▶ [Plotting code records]

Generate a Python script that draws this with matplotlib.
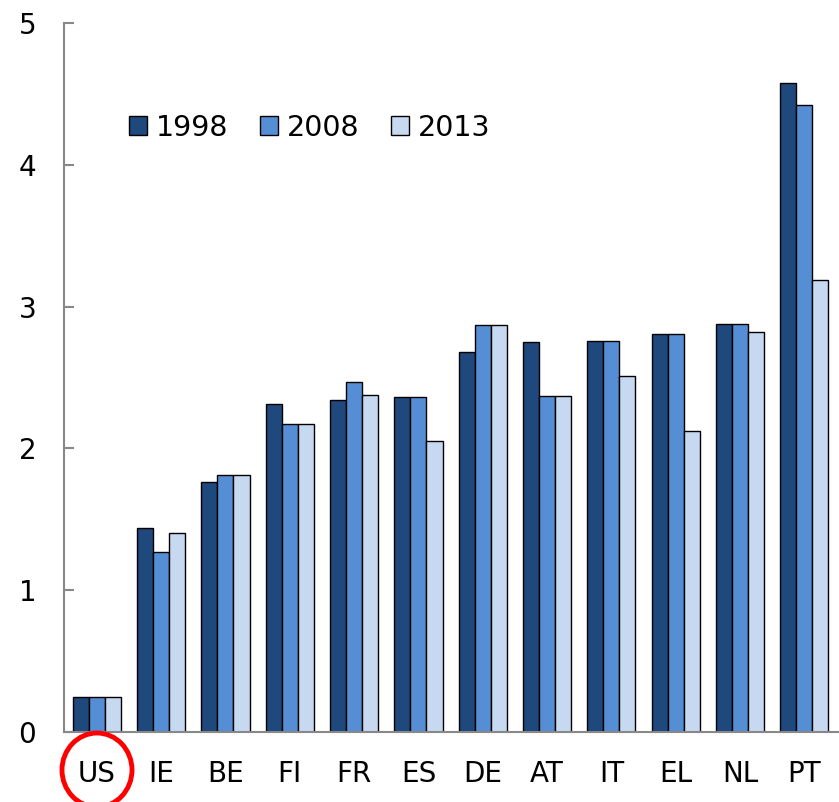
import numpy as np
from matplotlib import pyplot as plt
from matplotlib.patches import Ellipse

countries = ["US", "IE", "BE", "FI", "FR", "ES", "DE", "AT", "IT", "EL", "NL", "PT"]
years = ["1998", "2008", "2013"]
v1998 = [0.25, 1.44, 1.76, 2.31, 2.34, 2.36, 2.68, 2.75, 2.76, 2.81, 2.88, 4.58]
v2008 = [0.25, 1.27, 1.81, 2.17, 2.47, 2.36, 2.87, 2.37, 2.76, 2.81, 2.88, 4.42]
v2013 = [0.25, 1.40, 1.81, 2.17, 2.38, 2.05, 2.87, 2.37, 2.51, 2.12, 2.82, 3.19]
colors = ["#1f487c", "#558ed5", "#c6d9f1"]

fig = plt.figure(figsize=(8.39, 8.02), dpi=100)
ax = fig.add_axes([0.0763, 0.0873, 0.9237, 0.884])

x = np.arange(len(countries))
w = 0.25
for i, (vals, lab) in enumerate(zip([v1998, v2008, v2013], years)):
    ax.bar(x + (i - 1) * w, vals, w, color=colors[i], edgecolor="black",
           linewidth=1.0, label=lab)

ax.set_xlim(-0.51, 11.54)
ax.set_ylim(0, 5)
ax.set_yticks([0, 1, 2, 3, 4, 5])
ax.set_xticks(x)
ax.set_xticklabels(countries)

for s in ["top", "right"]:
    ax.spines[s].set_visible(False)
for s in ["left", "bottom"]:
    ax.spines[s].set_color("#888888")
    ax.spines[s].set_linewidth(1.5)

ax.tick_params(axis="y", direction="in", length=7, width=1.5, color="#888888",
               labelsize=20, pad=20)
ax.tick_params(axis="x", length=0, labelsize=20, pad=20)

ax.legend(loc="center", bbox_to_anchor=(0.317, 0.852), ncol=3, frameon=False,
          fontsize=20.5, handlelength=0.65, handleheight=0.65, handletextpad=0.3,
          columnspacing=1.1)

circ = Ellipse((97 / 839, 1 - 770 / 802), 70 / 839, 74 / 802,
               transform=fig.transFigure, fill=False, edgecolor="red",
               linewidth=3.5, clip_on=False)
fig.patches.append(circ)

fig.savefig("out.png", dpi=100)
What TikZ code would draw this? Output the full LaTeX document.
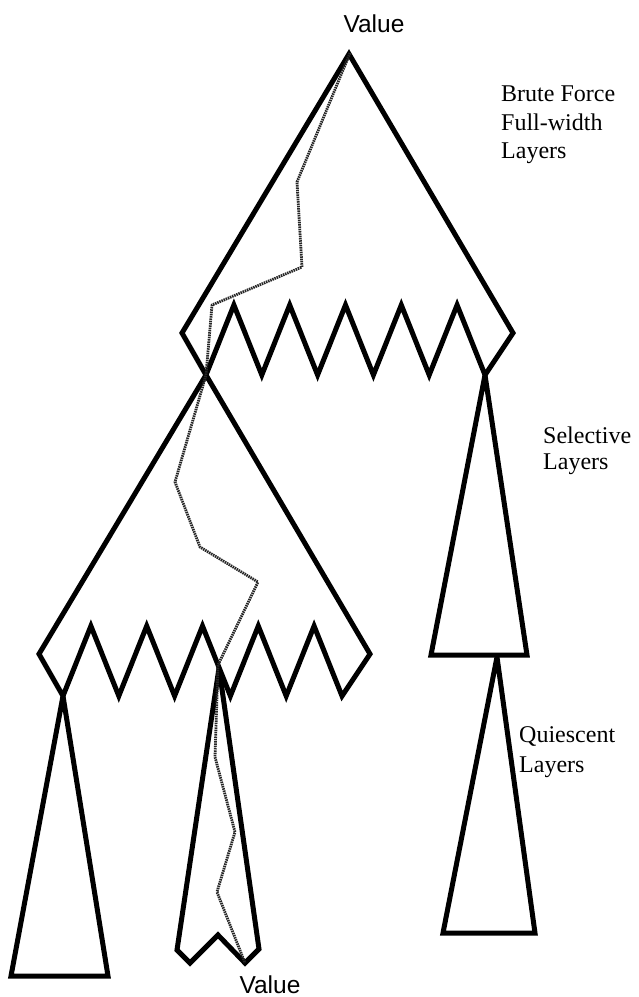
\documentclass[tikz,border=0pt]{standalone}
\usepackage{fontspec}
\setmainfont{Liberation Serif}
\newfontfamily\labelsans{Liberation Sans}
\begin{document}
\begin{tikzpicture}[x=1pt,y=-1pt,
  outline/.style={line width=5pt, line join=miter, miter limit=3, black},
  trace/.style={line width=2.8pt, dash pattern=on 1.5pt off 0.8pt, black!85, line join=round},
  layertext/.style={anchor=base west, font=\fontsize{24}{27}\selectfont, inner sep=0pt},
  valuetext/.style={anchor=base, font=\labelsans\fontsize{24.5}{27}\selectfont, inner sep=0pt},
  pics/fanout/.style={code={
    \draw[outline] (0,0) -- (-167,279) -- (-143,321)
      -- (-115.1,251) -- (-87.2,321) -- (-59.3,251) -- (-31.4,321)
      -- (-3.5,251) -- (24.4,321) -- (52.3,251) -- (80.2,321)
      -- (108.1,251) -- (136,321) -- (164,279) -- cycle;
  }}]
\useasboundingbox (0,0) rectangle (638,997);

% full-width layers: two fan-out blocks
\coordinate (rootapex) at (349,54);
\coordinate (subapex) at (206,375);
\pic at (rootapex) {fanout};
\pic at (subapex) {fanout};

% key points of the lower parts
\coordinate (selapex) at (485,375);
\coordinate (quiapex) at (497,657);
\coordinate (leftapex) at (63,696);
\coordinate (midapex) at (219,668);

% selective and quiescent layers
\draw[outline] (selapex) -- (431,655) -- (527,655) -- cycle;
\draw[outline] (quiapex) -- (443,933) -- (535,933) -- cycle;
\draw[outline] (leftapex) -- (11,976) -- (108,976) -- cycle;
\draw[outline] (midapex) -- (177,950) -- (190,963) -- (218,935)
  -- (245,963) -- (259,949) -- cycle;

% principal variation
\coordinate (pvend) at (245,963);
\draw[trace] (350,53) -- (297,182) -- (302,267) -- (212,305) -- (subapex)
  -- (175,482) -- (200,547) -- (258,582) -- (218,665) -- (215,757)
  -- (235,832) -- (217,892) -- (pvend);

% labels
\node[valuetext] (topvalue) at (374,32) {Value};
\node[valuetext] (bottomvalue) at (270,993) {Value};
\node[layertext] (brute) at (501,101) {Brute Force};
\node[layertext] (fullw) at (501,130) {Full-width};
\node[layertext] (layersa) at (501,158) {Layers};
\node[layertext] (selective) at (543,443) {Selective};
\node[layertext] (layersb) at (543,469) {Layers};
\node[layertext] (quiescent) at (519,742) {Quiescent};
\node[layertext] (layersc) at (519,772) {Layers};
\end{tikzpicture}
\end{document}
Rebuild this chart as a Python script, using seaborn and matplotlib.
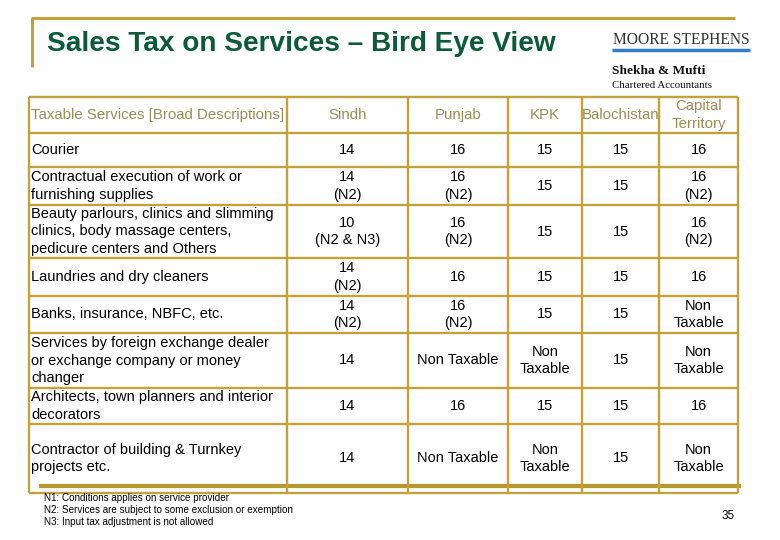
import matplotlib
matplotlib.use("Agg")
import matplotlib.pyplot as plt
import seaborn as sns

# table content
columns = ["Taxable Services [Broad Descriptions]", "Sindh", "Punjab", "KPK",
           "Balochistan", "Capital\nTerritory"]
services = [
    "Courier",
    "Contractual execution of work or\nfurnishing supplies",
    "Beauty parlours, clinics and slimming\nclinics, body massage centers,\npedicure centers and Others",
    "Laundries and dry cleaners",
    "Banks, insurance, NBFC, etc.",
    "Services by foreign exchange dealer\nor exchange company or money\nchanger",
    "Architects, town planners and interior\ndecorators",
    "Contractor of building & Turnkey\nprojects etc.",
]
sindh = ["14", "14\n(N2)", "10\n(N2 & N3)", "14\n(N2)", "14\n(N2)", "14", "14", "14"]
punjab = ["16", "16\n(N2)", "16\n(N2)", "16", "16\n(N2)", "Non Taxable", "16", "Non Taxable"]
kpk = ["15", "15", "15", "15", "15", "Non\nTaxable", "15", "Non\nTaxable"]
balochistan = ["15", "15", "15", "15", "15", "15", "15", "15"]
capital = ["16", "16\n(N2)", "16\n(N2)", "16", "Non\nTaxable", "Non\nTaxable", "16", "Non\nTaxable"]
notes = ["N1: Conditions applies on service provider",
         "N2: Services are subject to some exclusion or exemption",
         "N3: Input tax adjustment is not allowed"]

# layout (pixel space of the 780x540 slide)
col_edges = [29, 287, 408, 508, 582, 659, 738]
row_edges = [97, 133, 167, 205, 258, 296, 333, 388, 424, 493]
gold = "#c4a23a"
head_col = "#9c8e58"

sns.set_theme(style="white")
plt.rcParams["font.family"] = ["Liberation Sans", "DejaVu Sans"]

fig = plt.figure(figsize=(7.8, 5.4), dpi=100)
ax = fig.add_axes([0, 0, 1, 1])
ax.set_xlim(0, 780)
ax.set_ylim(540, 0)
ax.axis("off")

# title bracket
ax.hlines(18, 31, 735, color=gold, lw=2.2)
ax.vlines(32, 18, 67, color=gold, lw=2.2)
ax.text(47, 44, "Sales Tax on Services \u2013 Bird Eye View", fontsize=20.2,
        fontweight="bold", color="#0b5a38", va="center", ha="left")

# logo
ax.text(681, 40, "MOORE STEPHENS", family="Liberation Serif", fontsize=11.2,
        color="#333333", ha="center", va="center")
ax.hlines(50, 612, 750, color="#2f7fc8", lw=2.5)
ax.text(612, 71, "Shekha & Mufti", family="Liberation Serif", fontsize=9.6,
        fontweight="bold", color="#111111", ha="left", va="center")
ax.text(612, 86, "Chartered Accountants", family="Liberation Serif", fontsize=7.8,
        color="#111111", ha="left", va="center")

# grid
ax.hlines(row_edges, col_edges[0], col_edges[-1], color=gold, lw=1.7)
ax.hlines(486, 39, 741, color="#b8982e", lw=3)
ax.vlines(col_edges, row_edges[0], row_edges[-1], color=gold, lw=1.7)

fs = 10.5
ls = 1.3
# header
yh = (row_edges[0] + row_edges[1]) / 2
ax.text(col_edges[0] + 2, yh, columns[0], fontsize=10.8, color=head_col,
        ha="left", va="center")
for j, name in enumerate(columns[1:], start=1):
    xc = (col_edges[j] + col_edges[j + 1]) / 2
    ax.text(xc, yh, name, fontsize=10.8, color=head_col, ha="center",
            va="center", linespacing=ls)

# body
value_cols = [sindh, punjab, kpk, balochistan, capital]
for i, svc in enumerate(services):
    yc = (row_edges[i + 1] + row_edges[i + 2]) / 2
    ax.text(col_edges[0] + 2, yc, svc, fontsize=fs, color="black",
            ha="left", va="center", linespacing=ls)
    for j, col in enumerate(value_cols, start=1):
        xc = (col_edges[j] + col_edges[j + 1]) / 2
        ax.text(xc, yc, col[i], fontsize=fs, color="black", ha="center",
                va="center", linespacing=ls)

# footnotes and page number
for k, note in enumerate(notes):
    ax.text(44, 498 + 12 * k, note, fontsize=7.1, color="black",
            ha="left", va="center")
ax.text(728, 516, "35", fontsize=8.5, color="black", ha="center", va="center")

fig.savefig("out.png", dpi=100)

▶ [Aim] With all pictures left out, please transcribe exactly the lines from the start of the material through the line with "from matplotlib.patches import Ellipse".

▶ [Response for this exercise]
Generate a Python script that draws this with matplotlib.
import numpy as np
from matplotlib import pyplot as plt
from matplotlib.patches import Ellipse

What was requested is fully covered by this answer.